After that we need to define our data collator. Data collators are objects that will form a batch by using a list of dataset elements as input. These elements are of the same type as the elements of train_dataset or eval_dataset . To be able to build batches, data collators may apply some processing (like padding).

The `mlm_probability` parameter defines the probability with which to randomly mask tokens in input.

In [None]:
# Define the Data Collator
data_collator = DataCollatorForLanguageModeling(
    tokenizer=tokenizer, mlm=True, mlm_probability=0.15
)

#### Intialization & Training

Now, we will create our model. First, we need to define its configuration:

* vocab_size: The same parameter we passed to the tokenizer.
* max_position_embeddings: The maximum sequence length that this model might ever be used with.
* num_attention_heads: Number of attention heads. The larger the number, the more training time is required.
* num_hidden_layers: Number of hidden layers in the Transformer encoder.
* type_vocab_size: The vocabulary size of the `token_type_ids` passed when calling RobertaModel.

In [None]:
config = RobertaConfig(
    vocab_size=VOCAB_SIZE,
    max_position_embeddings=2048,
    num_attention_heads=16,
    num_hidden_layers=6,
    type_vocab_size=1,
)

Now, we will define our model and see how many parameters it has. Keep in mind that model with large number of parameters is not working for all GPUs.

In [None]:
model = RobertaForMaskedLM(config=config)

print('Num parameters: ',model.num_parameters())

#### Training the Decoder

Firstly, we need to define the configuration for training.

We have the following parameters:

* evaluation_strategy: This parameter defines how often to evaluate the model. In our case it will evaluate on full pass over dataset.

* learning_rate: The learning rate is used to govern the pace at which an algorithm updates or learns the values of a parameter estimate. In other words, the learning rate regulates the weights of our model concerning the loss gradient.

* weight_decay: Weight Decay, is a regularization technique applied to the weights of a neural network. We minimize a loss function compromising both the primary loss function and a penalty on the Norm of the weights

* per_device_train_batch_size and per_device_eval_batch_size: Here we define the number of samples in a batch.

* save_steps: Number of updates steps before two checkpoint saves.

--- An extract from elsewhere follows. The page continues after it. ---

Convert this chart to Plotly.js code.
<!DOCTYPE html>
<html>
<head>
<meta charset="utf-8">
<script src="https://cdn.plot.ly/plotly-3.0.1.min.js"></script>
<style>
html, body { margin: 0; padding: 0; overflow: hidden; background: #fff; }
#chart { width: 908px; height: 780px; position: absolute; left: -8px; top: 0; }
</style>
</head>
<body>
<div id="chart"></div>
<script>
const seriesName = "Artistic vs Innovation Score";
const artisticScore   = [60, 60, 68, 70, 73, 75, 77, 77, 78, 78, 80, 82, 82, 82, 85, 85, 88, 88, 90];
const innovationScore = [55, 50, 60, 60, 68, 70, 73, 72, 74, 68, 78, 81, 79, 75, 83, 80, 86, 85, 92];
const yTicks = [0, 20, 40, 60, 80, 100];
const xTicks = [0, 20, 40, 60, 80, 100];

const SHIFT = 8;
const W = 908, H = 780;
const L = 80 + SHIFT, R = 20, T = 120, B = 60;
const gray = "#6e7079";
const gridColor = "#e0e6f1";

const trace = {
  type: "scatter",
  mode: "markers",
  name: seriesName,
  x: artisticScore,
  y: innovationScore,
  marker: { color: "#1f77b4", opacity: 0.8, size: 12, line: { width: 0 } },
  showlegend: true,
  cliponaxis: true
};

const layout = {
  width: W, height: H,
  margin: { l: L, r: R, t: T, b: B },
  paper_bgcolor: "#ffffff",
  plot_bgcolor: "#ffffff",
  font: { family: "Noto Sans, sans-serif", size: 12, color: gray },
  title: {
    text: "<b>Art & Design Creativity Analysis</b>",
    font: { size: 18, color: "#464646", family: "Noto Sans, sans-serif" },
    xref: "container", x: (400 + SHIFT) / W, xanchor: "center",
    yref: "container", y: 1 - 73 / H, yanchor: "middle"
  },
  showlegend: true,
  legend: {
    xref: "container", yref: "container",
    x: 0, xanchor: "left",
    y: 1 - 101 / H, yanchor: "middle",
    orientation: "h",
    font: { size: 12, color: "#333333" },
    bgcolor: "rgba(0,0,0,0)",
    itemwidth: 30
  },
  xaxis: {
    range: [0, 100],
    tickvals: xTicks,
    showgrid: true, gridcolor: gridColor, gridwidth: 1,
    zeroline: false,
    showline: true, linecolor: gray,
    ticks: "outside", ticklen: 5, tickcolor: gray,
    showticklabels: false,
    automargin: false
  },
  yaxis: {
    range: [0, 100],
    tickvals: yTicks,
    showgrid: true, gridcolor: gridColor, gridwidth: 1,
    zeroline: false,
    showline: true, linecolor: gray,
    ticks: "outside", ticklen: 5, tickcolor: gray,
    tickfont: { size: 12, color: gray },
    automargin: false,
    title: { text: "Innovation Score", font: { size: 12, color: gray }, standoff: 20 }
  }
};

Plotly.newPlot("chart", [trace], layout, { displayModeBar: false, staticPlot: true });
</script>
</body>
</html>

* save_total_limit: If a value is passed, will limit the total amount of checkpoints.

In [None]:
training_args = TrainingArguments(
    output_dir=ROBERTA_DIRECTORY,
    overwrite_output_dir=True,
    evaluation_strategy = 'epoch',
    num_train_epochs=TRAIN_EPOCHS,
    learning_rate=LEARNING_RATE,
    weight_decay=WEIGHT_DECAY,
    per_device_train_batch_size=TRAIN_BATCH_SIZE,
    per_device_eval_batch_size=VALID_BATCH_SIZE,
    save_steps=8192,
    save_total_limit=1,
)

Now we can initialize our `Trainer` class.

In [None]:
trainer = Trainer(
    model=model,
    args=training_args,
    data_collator=data_collator,
    train_dataset=train_dataset,
    eval_dataset=eval_dataset,
)

And we train it.

In [None]:
# Train the model
trainer.train()

### Evaluation and saving

### Check Perplexity score of the model

Perplexity is a measure of how well a language model predicts a sequence of words. It calculates the likelihood of a given sentence and normalizes it by the number of words, to give a score that reflects the model's uncertainty. Lower perplexity values indicate that the model is better at predicting the text, whereas higher perplexity values indicate that the model is less confident in its predictions.

In [None]:
eval_results = trainer.evaluate()

print(f"Perplexity: {math.exp(eval_results['eval_loss']):.2f}")

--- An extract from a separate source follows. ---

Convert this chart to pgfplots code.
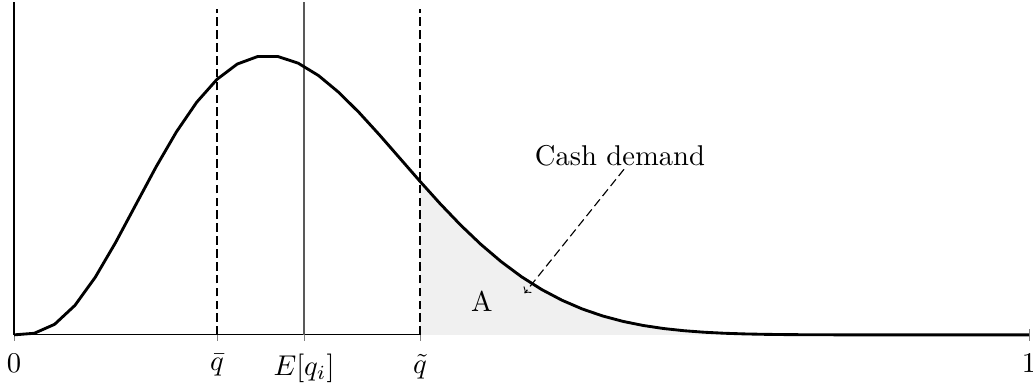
\documentclass[border=0pt]{standalone}
\usepackage{pgfplots}
\pgfplotsset{compat=1.18}

% density of q_i, sampled every 0.02
\pgfplotstableread{
x y
0.00 0
0.02 0.0191
0.04 0.1268
0.06 0.3540
0.08 0.6914
0.10 1.1080
0.12 1.5641
0.14 2.0195
0.16 2.4391
0.18 2.7958
0.20 3.0709
0.22 3.2545
0.24 3.3445
0.26 3.3448
0.28 3.2646
0.30 3.1161
0.32 2.9134
0.34 2.6712
0.36 2.4037
0.38 2.1244
0.40 1.8447
0.42 1.5740
0.44 1.3195
0.46 1.0869
0.48 0.8793
0.50 0.6982
0.52 0.5439
0.54 0.4153
0.56 0.3105
0.58 0.2269
0.60 0.1619
0.62 0.1126
0.64 0.0761
0.66 0.0499
0.68 0.0316
0.70 0.0193
0.72 0.0113
0.74 0.0063
0.76 0.0033
0.78 0.0016
0.80 0.0007
0.82 0.0003
0.84 0.0001
0.86 0
0.88 0
0.90 0
0.92 0
0.94 0
0.96 0
0.98 0
1.00 0
}\pdfdata

\begin{document}
\begin{tikzpicture}
\begin{axis}[
    scale only axis,
    width=354.9pt, height=116.4pt,
    xmin=0, xmax=1, ymin=0, ymax=4,
    axis lines=left,
    axis line style={-},
    xtick={0,0.2,0.2857,0.4,1},
    xticklabels={$0$,$\bar{q}$,$E[q_i]$,$\tilde{q}$,$1$},
    xticklabel style={yshift=-1pt},
    ytick=\empty,
    clip=false,
]
% shaded tail beyond q tilde
\addplot[fill=gray!12, draw=none, restrict x to domain=0.4:1] table {\pdfdata} \closedcycle;

% reference lines
\addplot[black, thin, dash pattern=on 3pt off 1.5pt] coordinates {(0.2,0) (0.2,3.92)};
\addplot[black, thin, dash pattern=on 3pt off 1.5pt] coordinates {(0.4,0) (0.4,3.92)};
\addplot[black!65, thin] coordinates {(0.2857,0) (0.2857,4)};

% density
\addplot[line width=1pt, black] table {\pdfdata};

\node at (axis cs:0.461,0.40) {A};
\node at (axis cs:0.597,2.15) {Cash demand};
\draw[->, thin, dash pattern=on 3pt off 1.5pt] (axis cs:0.601,1.99) -- (axis cs:0.503,0.50);
\end{axis}
\pgfresetboundingbox
\path (current axis.south west) ++(-4.9pt,-16.8pt)
    rectangle ([shift={(1.4pt,0.7pt)}]current axis.north east);
\end{tikzpicture}
\end{document}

### Saving tokenizer & Model to use

In [None]:
tokenizer.save_pretrained(TOKENIZER_DIRECTORY)

In [None]:
trainer.save_model(ROBERTA_DIRECTORY)

### Testing our decoder on a sample

First, we load the pipeline.

In [None]:
fill_mask = pipeline(
    "fill-mask",
    model= ROBERTA_DIRECTORY,
    tokenizer= TOKENIZER_DIRECTORY
)

Then we use it to predict masked token.

In [None]:
fill_mask("a girl going to a <mask> building")

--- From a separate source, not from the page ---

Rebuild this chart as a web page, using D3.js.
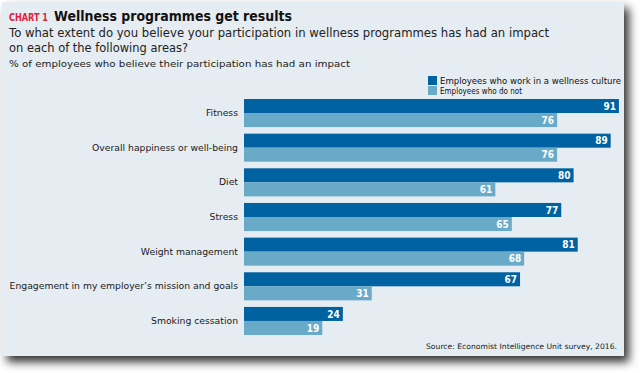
<!DOCTYPE html>
<html>
<head>
<meta charset="utf-8">
<script src="https://cdn.jsdelivr.net/npm/d3@7"></script>
<style>
  html, body { margin: 0; padding: 0; background: #ffffff; }
  svg { display: block; }
  text { font-family: "DejaVu Sans", "Noto Sans", sans-serif; }
</style>
</head>
<body>
<svg id="chart" width="644" height="373"></svg>
<script>
const categories = [
  "Fitness",
  "Overall happiness or well-being",
  "Diet",
  "Stress",
  "Weight management",
  "Engagement in my employer’s mission and goals",
  "Smoking cessation"
];
const seriesNames = ["Employees who work in a wellness culture", "Employees who do not"];
const wellnessCulture = [91, 89, 80, 77, 81, 67, 24];
const notWellness = [76, 76, 61, 65, 68, 31, 19];
const colors = ["#0062a1", "#6aaac9"];

const svg = d3.select("#chart");

// drop shadow
const defs = svg.append("defs");
const f = defs.append("filter").attr("id", "shadow").attr("x", "-5%").attr("y", "-5%").attr("width", "115%").attr("height", "120%");
f.append("feDropShadow").attr("dx", 5).attr("dy", 6).attr("stdDeviation", 5)
  .attr("flood-color", "#000").attr("flood-opacity", 0.8);

svg.append("rect").attr("x", 2).attr("y", 2).attr("width", 622).attr("height", 354)
  .attr("fill", "#e5ecf2").attr("filter", "url(#shadow)");

// titles
svg.append("text").attr("x", 9).attr("y", 21)
  .attr("fill", "#e2203c").attr("font-weight", "bold").attr("font-size", 10)
  .attr("textLength", 39).attr("lengthAdjust", "spacingAndGlyphs")
  .text("CHART 1");
svg.append("text").attr("x", 54).attr("y", 21).attr("fill", "#111")
  .attr("font-weight", "bold").attr("font-size", 14)
  .attr("textLength", 238).attr("lengthAdjust", "spacingAndGlyphs")
  .text("Wellness programmes get results");

svg.append("text").attr("x", 9).attr("y", 37).attr("fill", "#222").attr("font-size", 11.5)
  .attr("textLength", 540).attr("lengthAdjust", "spacingAndGlyphs")
  .text("To what extent do you believe your participation in wellness programmes has had an impact");
svg.append("text").attr("x", 9).attr("y", 52).attr("fill", "#222").attr("font-size", 11.5)
  .attr("textLength", 179).attr("lengthAdjust", "spacingAndGlyphs")
  .text("on each of the following areas?");
svg.append("text").attr("x", 9).attr("y", 67).attr("fill", "#222").attr("font-size", 9)
  .attr("textLength", 341).attr("lengthAdjust", "spacingAndGlyphs")
  .text("% of employees who believe their participation has had an impact");

// legend
const legend = svg.append("g");
seriesNames.forEach((name, i) => {
  legend.append("rect").attr("x", 428).attr("y", 76 + i * 10).attr("width", 9).attr("height", 9)
    .attr("fill", colors[i]);
  legend.append("text").attr("x", 440).attr("y", 83.5 + i * 10).attr("font-size", 8)
    .attr("fill", "#111")
    .attr("textLength", i === 0 ? 181 : 82).attr("lengthAdjust", "spacingAndGlyphs")
    .text(name);
});

// scales
const x = d3.scaleLinear().domain([0, 100]).range([244, 656]);
const y = d3.scaleBand().domain(categories).range([99, 335]).paddingInner(0.19).paddingOuter(0);
const ySub = d3.scaleBand().domain([0, 1]).range([0, y.bandwidth()]);

const data = categories.map((c, i) => ({ cat: c, vals: [wellnessCulture[i], notWellness[i]] }));

const groups = svg.append("g").selectAll("g").data(data).join("g")
  .attr("transform", d => `translate(0,${y(d.cat)})`);

groups.selectAll("rect").data(d => d.vals.map((v, k) => ({ v, k }))).join("rect")
  .attr("x", x(0))
  .attr("y", d => ySub(d.k))
  .attr("width", d => x(d.v) - x(0))
  .attr("height", ySub.bandwidth())
  .attr("fill", d => colors[d.k]);

groups.selectAll("text.val").data(d => d.vals.map((v, k) => ({ v, k }))).join("text")
  .attr("class", "val")
  .attr("x", d => x(d.v) - 3)
  .attr("y", d => ySub(d.k) + ySub.bandwidth() / 2)
  .attr("dy", "0.36em")
  .attr("text-anchor", "end")
  .attr("fill", "#fff")
  .attr("font-weight", "bold")
  .attr("font-size", 10)
  .style("font-family", "'DejaVu Sans Condensed', 'Liberation Sans Narrow', sans-serif")
  .text(d => d.v);

// category axis labels
const yAxis = d3.axisLeft(y).tickSize(0).tickPadding(0);
const axisG = svg.append("g").attr("transform", "translate(238,0)").call(yAxis);
axisG.select(".domain").remove();
axisG.selectAll("text").attr("font-size", 9.25).attr("fill", "#1a1a1a")
  .style("font-family", "'DejaVu Sans', sans-serif");

// source
svg.append("text").attr("x", 617).attr("y", 349).attr("text-anchor", "end")
  .attr("font-size", 7.5).attr("fill", "#222")
  .attr("textLength", 191).attr("lengthAdjust", "spacingAndGlyphs")
  .text("Source: Economist Intelligence Unit survey, 2016.");
</script>
</body>
</html>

As you can see, the model gives us pretty good predictions.

## Summary

In this notebook we trained a RoBERTa decoder, learned a bunch of new things (probably) and saw how to use HuggingFace. In the next notebook we will use our model as decoder in our image captioning model and it will be connnected to ViT encoder model using cross attention heads.